The diamond is the birthstone of April and has its name from the Greek word “adamas”, meaning the invincible. It holds a very special place in my heart, as it was my first introduction to the world of gemstones. No material made by nature is as hard as the diamond – the higher the hardness the better reflection of light. The diamond is the most valuable and prestigious gemstone of all. It is steeped in history and legends, as it has always been adored by mankind. Read on, if you would like to know more about the precious diamond! ♡ Shiri.
Diamond is the birthstone of April. Wearing your birthstone is said to bring good fortune and health to the wearer. A piece of jewellery set with a sparkling diamond will inevitably make a meaningful gift for a special occasion, such as a birthday or the celebration of an anniversary.
Diamonds are gifted on the 10th, 60th and 75th wedding anniversary. As this gemstone is often associated with everlasting love and beauty, it is bound to make a very precious gift for your loved one.

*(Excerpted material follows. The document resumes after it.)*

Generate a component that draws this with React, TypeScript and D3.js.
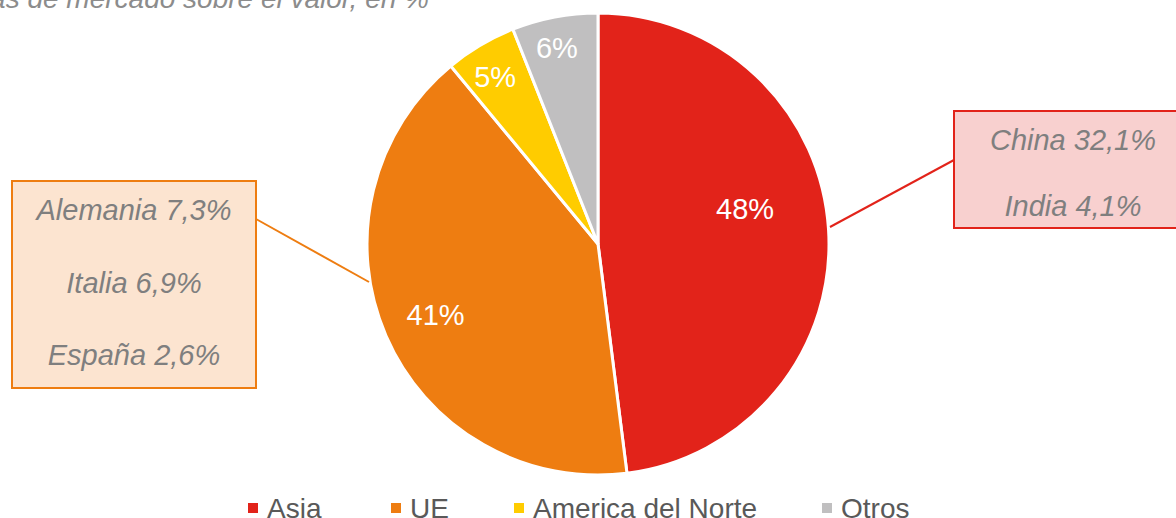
import React, { useRef, useEffect } from 'react';
import * as d3 from 'd3';

const regions = ['Asia', 'UE', 'America del Norte', 'Otros'];
const shares = [48, 41, 5, 6];
const colors = ['#E2231A', '#EE7D11', '#FFCC00', '#C0BFC0'];

const ueDetail = ['Alemania 7,3%', 'Italia 6,9%', 'España 2,6%'];
const asiaDetail = ['China 32,1%', 'India 4,1%'];

const title = 'Cuotas de mercado sobre el valor, en %';

const App: React.FC = () => {
  const svgRef = useRef<SVGSVGElement>(null);

  useEffect(() => {
    if (!svgRef.current) return;
    const width = 1176;
    const height = 518;
    const cx = 598;
    const cy = 244;
    const r = 231;

    const svg = d3.select(svgRef.current);
    svg.selectAll('*').remove();
    svg.attr('width', width).attr('height', height);

    const font = 'Liberation Sans, Arial, sans-serif';

    // title, cut off by the top edge like in the source
    svg.append('text')
      .attr('x', 429)
      .attr('y', 8)
      .attr('text-anchor', 'end')
      .attr('font-family', font)
      .attr('font-style', 'italic')
      .attr('font-size', 28)
      .attr('fill', '#8C8C8C')
      .text(title);

    const pie = d3.pie<number>().sort(null).value(d => d);
    const arcs = pie(shares);
    const arc = d3.arc<d3.PieArcDatum<number>>().innerRadius(0).outerRadius(r);

    const g = svg.append('g').attr('transform', `translate(${cx},${cy})`);
    g.selectAll('path')
      .data(arcs)
      .join('path')
      .attr('d', arc)
      .attr('fill', (_, i) => colors[i])
      .attr('stroke', '#fff')
      .attr('stroke-width', 3);

    // label distance (fraction of radius) and angle nudge (deg)
    const labelDist = [0.655, 0.766, 0.85, 0.87];
    const labelNudge = [-10, 0, -1, -1];
    g.selectAll('text.lbl')
      .data(arcs)
      .join('text')
      .attr('class', 'lbl')
      .attr('transform', (d, i) => {
        const a = (d.startAngle + d.endAngle) / 2 + (labelNudge[i] * Math.PI) / 180;
        const rr = labelDist[i] * r;
        return `translate(${Math.sin(a) * rr},${-Math.cos(a) * rr})`;
      })
      .attr('text-anchor', 'middle')
      .attr('dy', '0.36em')
      .attr('font-family', font)
      .attr('font-size', 29)
      .attr('fill', '#fff')
      .text(d => `${d.data}%`);

    // callout boxes
    const drawBox = (
      x: number, y: number, w: number, h: number,
      fill: string, stroke: string, lines: string[], lineYs: number[],
      from: [number, number], to: [number, number]
    ) => {
      svg.append('line')
        .attr('x1', from[0]).attr('y1', from[1])
        .attr('x2', to[0]).attr('y2', to[1])
        .attr('stroke', stroke).attr('stroke-width', 2);
      svg.append('rect')
        .attr('x', x).attr('y', y).attr('width', w).attr('height', h)
        .attr('fill', fill).attr('stroke', stroke).attr('stroke-width', 2);
      svg.selectAll(null)
        .data(lines)
        .enter()
        .append('text')
        .attr('x', x + w / 2)
        .attr('y', (_, i) => lineYs[i])
        .attr('dy', '0.36em')
        .attr('text-anchor', 'middle')
        .attr('font-family', font)
        .attr('font-style', 'italic')
        .attr('font-size', 29)
        .attr('fill', '#7F7F7F')
        .text(d => d);
    };

    drawBox(12, 181, 244, 207, '#FCE4D0', '#EE7D11', ueDetail, [210, 283, 355], [256, 219], [369, 282]);
    drawBox(954, 111, 238, 117, '#F8D0CF', '#E2231A', asiaDetail, [140, 206], [954, 160], [830, 227]);

    // legend (cut by bottom edge as in the source)
    const legendX = [248, 391, 514, 822];
    const legend = svg.append('g');
    regions.forEach((name, i) => {
      legend.append('rect')
        .attr('x', legendX[i]).attr('y', 503)
        .attr('width', 10).attr('height', 10)
        .attr('fill', colors[i]);
      legend.append('text')
        .attr('x', legendX[i] + 19).attr('y', 518)
        .attr('font-family', font)
        .attr('font-size', 28)
        .attr('fill', '#595959')
        .text(name);
    });
  }, []);

  return (
    <div style={{ position: 'absolute', left: 0, top: 0, background: '#fff' }}>
      <svg ref={svgRef} style={{ display: 'block' }} />
    </div>
  );
};

export default App;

The spiritual qualities of the diamond include; Love, harmony, strength and prosperity. The diamond is a wonderful gemstone for love, as it is considered to strengthen bonding and trust within relationships. This incredible gemstone is also said to a clear the mind and stimulate creativity, as well as being a stone of strength and invincibility.
The earliest recording of diamonds is dated almost 3000 years ago, in India, who was the main supplier of diamonds for many years. In India, diamonds were not cut, as it was believed to destroy their magical abilities. Diamond cutting began in Europe around the year 1300, and as the gemstone grew more popular, experimentation with various styles of cutting began, with the intent to optimize the diamonds display of light. In 1919 the brilliant cut was invented in Europe. This cut was worked out to have 58 precise angles to achieve maximum brilliance within the stone and is the standard cut for diamonds today. The tradition of diamond engagement rings began when Arch Duke Maximilian of Austria, gifted a diamond ring to Princess Mary of Burgundy in 1477. However, it was not until after World War II, that the sale of diamond engagement rings increased drastically, due to a rather successful marketing campaign from the British diamond company, De Beers, with the slogan “A diamond is forever”.

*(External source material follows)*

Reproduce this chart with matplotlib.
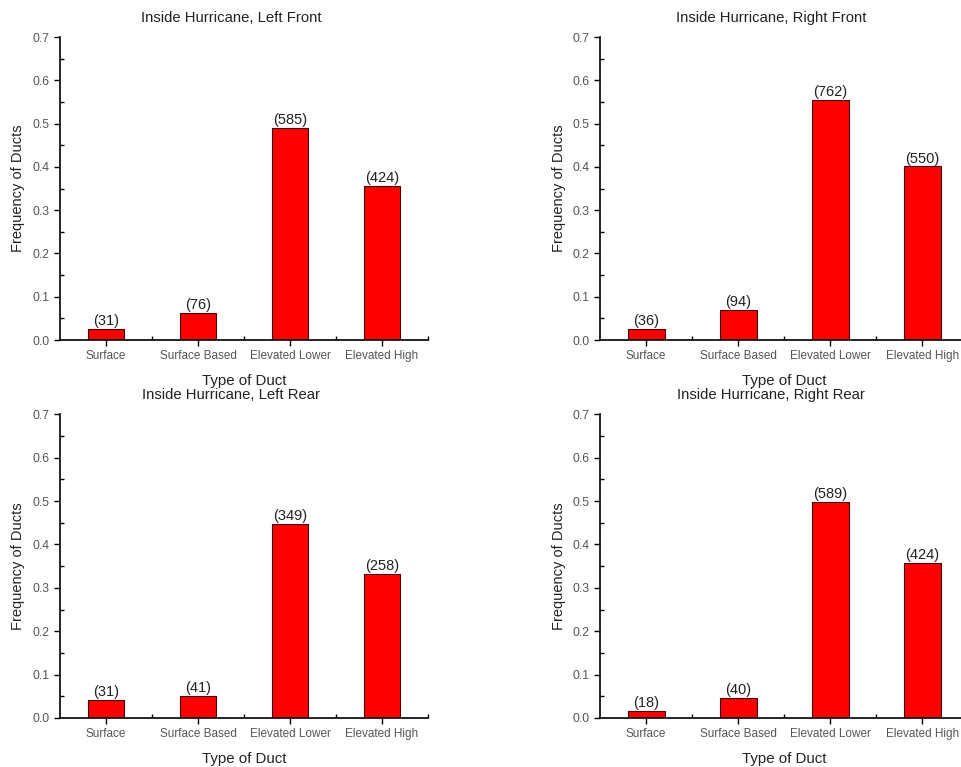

The ancient Rome and Greece, it was believed that diamonds were tears of the gods or splinters of falling stars. It was also told, that Cupids arrows were tipped with diamonds and held magic powers. The greek philosopher Plato, has also described diamonds as living beings that embodied celestial spirits. In other cultures the diamond was believed to be a stone of truth. As the precious gem was placed in front of a person, it was said to either sparkle or turn dark and cloudy according to the persons innocence or guilt.
Diamonds are made from carbon and form more than 150 kilometres below the surface of the Earth, due to extremely high temperature and pressure. Today, diamonds are mainly sourced in South Africa, Botswana, Angola, Russia and Canada. The hardness of the diamond is categorized at 10 on the Mohs' scale of hardness and is the hardest naturally occurring material. The diamond is known to be a clear gemstone but can occur in many colours. When some atoms of carbon are replaced by nitrogen as the crystal is formed, it results in a yellow or brown shade. Black diamonds are usually coloured by inclusions of sulfides or graphite within the gemstone. The diamond can also attain more vivid colours such as deep yellow, green, pink, blue and red. Diamonds of these saturated colours are called “fancy coloured”, and are highly valuable and rare. When assessing the quality of a diamond, it is graded according to the 4 C’s: colour, clarity, carat and cut.